Chiaro come il sole che martedì tutto filerà liscio. Con i riflettori puntati addosso soltanto un senatore kamikaze, votato al martirio, potrebbe farsi beccare. Il problema è come evitare che in futuro il trucchetto si ripeta. Tenendo conto che deve essere concessa la possibilità di essere presente anche senza partecipare in alcun modo al voto. Che non vuol dire astenersi visto che l’astensione a Palazzo Madama è considerata voto contrario. Ma essere presenti-non votanti. Una quarta tipologia.
I segretari d’aula sono avvisati: Silvana Amati, Rosa Maria Di Giorgi, Angelica Saggese, Hans Berger, Alessia Petraglia, Carlo Pegorer, Raffaele Volpi, Cosimo Sibilia e Francesco Scoma. Dovranno verificare che i loro colleghi siano presenti realmente, in carne e ossa, cioè.
In quanto alla possibilità di risalire a chi in passato ha utilizzato la furbata per intascare illecitamente la diaria, negli uffici del Senato si lascia intendere che la verifica difficilmente potrà arrivare a qualche conclusione, cioè a dare un nome e un cognome ai furbetti, perché «ci vorrebbero troppi controlli incrociati per confrontare i voti e presenze.

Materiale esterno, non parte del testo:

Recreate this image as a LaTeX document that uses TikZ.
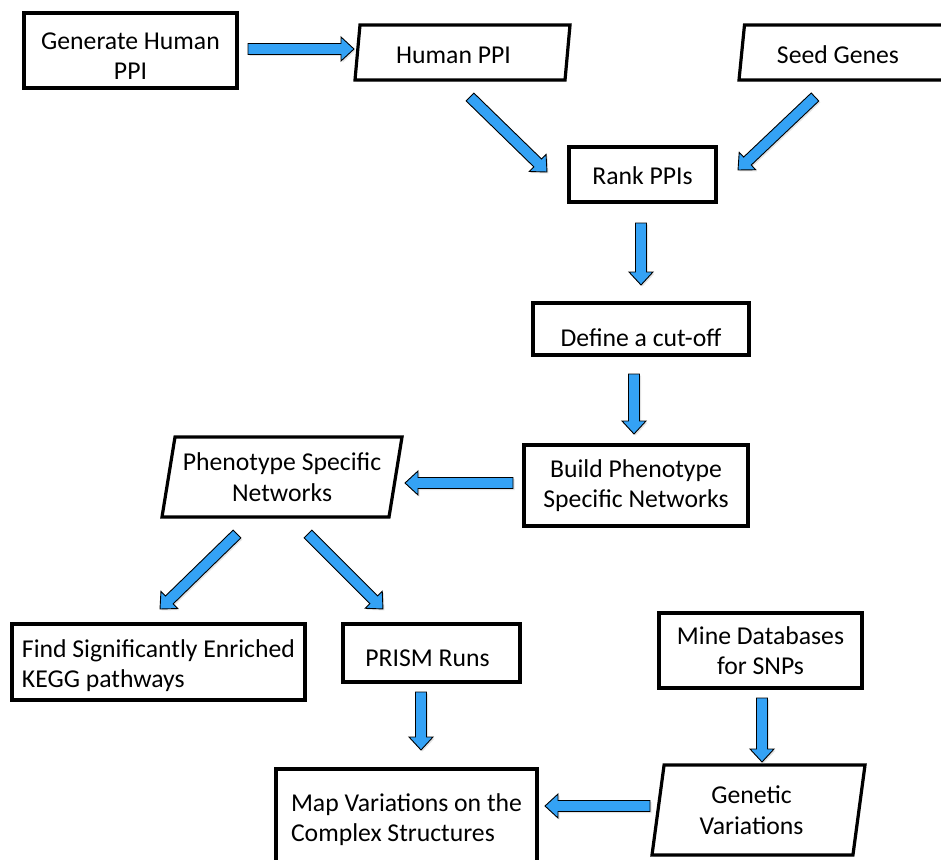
\documentclass[tikz,border=0pt]{standalone}
\usepackage{fontspec}
\setmainfont{Carlito}
\usetikzlibrary{shapes.geometric,shadows}

\definecolor{arrowblue}{RGB}{52,162,245}
\newcommand{\flowfont}{\fontsize{25.7}{30.5}\selectfont}
% pulls a centred line of text to the left by half of #1
\newcommand{\pullleft}[1]{\hspace*{-#1}}

% Block arrow from coordinate #1 to coordinate #2 (tip at #2)
\newcommand{\blockarrow}[2]{%
  \pgfpointdiff{\pgfpointanchor{#1}{center}}{\pgfpointanchor{#2}{center}}%
  \pgfgetlastxy{\baDx}{\baDy}%
  \pgfmathsetmacro{\baAng}{atan2(\baDy,\baDx)}%
  \pgfmathsetmacro{\baLen}{veclen(\baDx,\baDy)}%
  \pgfmathsetmacro{\baNeck}{\baLen-13}%
  \draw[barrowstyle, shift={(#1)}, rotate=\baAng]
    (0pt,-5.5pt) -- (\baNeck pt,-5.5pt) -- (\baNeck pt,-12pt) -- (\baLen pt,0pt)
    -- (\baNeck pt,12pt) -- (\baNeck pt,5.5pt) -- (0pt,5.5pt) -- cycle;%
}

\begin{document}
\begin{tikzpicture}[x=1pt,y=-1pt,
  softshadow/.style={drop shadow={opacity=0.22, shadow xshift=1.5pt, shadow yshift=-1.5pt}},
  box/.style={draw=black, line width=3.2pt, fill=white, softshadow,
    inner sep=0pt, align=center, font=\flowfont, text=black},
  para/.style={box, trapezium, trapezium stretches body=true},
  oneline/.style={text height=#1, text depth=0pt},
  barrowstyle/.style={fill=arrowblue, draw=black, line width=0.9pt,
    line join=miter, softshadow}]

\useasboundingbox (0,0) rectangle (941,859);
\fill[white] (0,0) rectangle (941,859);

% process steps and data
\node[box, minimum width=213, minimum height=75] (gen) at (130.5,50.5)
  {\rule{0pt}{28pt}Generate Human\\PPI};
\node[para, oneline=21.6pt, trapezium left angle=77, trapezium right angle=103,
      minimum width=215, minimum height=55] (hppi) at (462.5,52.5) {\pullleft{18pt}Human PPI};
\node[para, oneline=22pt, trapezium left angle=76, trapezium right angle=104,
      minimum width=214, minimum height=55] (seed) at (846,52.5) {\pullleft{16pt}Seed Genes};
\node[box, oneline=19.6pt, minimum width=147, minimum height=55] (rank) at (642.5,174.5) {Rank PPIs};
\node[box, oneline=34.6pt, minimum width=216, minimum height=52] (cut) at (641,329) {Define a cut-off};
\node[box, minimum width=224, minimum height=81] (build) at (636,485.5) {Build Phenotype\\Specific Networks};
\node[para, trapezium left angle=75, trapezium right angle=105,
      minimum width=240, minimum height=80] (pheno) at (282,477) {Phenotype Specific\\Networks};
\node[box, minimum width=293, minimum height=76, align=left] (kegg) at (158.5,662)
  {\rule{0pt}{25pt}Find Significantly Enriched\\KEGG pathways};
\node[box, oneline=26.6pt, minimum width=177, minimum height=58] (prism) at (431.5,653) {\pullleft{8pt}PRISM Runs};
\node[box, minimum width=203, minimum height=75] (mine) at (760.5,650.5) {Mine Databases\\for SNPs};
\node[box, minimum width=261, minimum height=101, align=left] (map) at (406.5,819.5) {Map Variations on the\\Complex Structures};
\node[para, trapezium left angle=76, trapezium right angle=104,
      minimum width=213, minimum height=90] (genvar) at (758.5,810)
  {\pullleft{14pt}Genetic\\\pullleft{14pt}Variations};

% arrow end points
\coordinate (a1s) at (248,49);   \coordinate (a1e) at (354,49);
\coordinate (a2s) at (470,97);   \coordinate (a2e) at (547,172);
\coordinate (a3s) at (815,97);   \coordinate (a3e) at (738,170);
\coordinate (a4s) at (641,223);  \coordinate (a4e) at (641,285);
\coordinate (a5s) at (634,374);  \coordinate (a5e) at (634,434);
\coordinate (a6s) at (513,483);  \coordinate (a6e) at (405,483);
\coordinate (a7s) at (237,534);  \coordinate (a7e) at (160,609);
\coordinate (a8s) at (308,534);  \coordinate (a8e) at (383,609);
\coordinate (a9s) at (421,692);  \coordinate (a9e) at (421,750);
\coordinate (a10s) at (762,698); \coordinate (a10e) at (762,762);
\coordinate (a11s) at (650,806); \coordinate (a11e) at (545,806);

\blockarrow{a1s}{a1e}
\blockarrow{a2s}{a2e}
\blockarrow{a3s}{a3e}
\blockarrow{a4s}{a4e}
\blockarrow{a5s}{a5e}
\blockarrow{a6s}{a6e}
\blockarrow{a7s}{a7e}
\blockarrow{a8s}{a8e}
\blockarrow{a9s}{a9e}
\blockarrow{a10s}{a10e}
\blockarrow{a11s}{a11e}

\end{tikzpicture}
\end{document}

E i partiti? Solo il M5S fin qui ha voluto commentare la vicenda, forse per rivendicare una sorta di copyright sui controlli. «Da tre anni – dice Laura Bottici – chiediamo di controllare le tessere dei senatori assenti e di impedire il fenomeno dei “pianisti” cioè dei senatori che votano al posto dei colleghi assenti. Le nostre richieste sono sempre cadute nel vuoto». L’impressione è che nessuno possa però fare la morale agli altri. I furbetti sono ovunque, senza distinzione di partito o gruppo parlamentare. E alcuni privilegi restano patrimonio esclusivo dei parlamentari. Tutti, nessuno escluso.
LA MISSIONE
Un esempio? Gli effetti della legge Brunetta, la decurtazione dello stipendio di ogni indennità in caso di malattia per i primi 10 giorni di assenza (art.71 primo comma del decreto n°112/08). Non solo la legge firmata dall’attuale capogruppo alla Camera di Forza Italia non verrebbe applicata ma anche i certificati medici sarebbero molto rari. «È più semplice far risultare il senatore in missione», azzarda la Bottici, sempre più convinta che il malcostume sia dilagante. L’unica certezza è che nel trattamento delle presenze, delle assenze e nel calcolo delle diarie – concesse anche ai parlamentari residenti nella Capitale – non v’è traccia del rigore che colpisce il dipendente pubblico o privato, decurtato della retribuzione anche per un episodio di malattia di un solo giorno.
TOP SECRET
Intanto continua a sollevare polemiche il richiamo dell’ex Capo dello Stato Giorgio Napolitano. L’appello a lavorare di più «perché 30/40 ore a settimana non bastano». Alcuni lo hanno accolto. Altri non l’hanno presa bene. Il senatore dei Conservatori Riformisti Tito Di Maggio, il gruppo legato a Raffaele Fitto, invita il presidente emerito a dimettersi da senatore a vita e venire più spesso in Aula, «a vedere come viene mortificato il lavoro dei parlamentari». Napolitano ha osato chiedere di lavorare anche il lunedì e il venerdì utilizzando i due giorni che vengono spesi per tornare sul territorio di elezione per il lavoro delle commissioni.
Altro capitolo di un cahier de doléance pieno di annotazioni. Per i membri che si assentano dalle sedute delle commissioni bicamerali, permanenti e speciali è prevista una decurtazione di 500 euro al mese. Ma le presenze contano solo se ci sono votazioni e comunque le presenze non sono pubbliche. Il registro delle firme non si può consultare. È materiale top secret.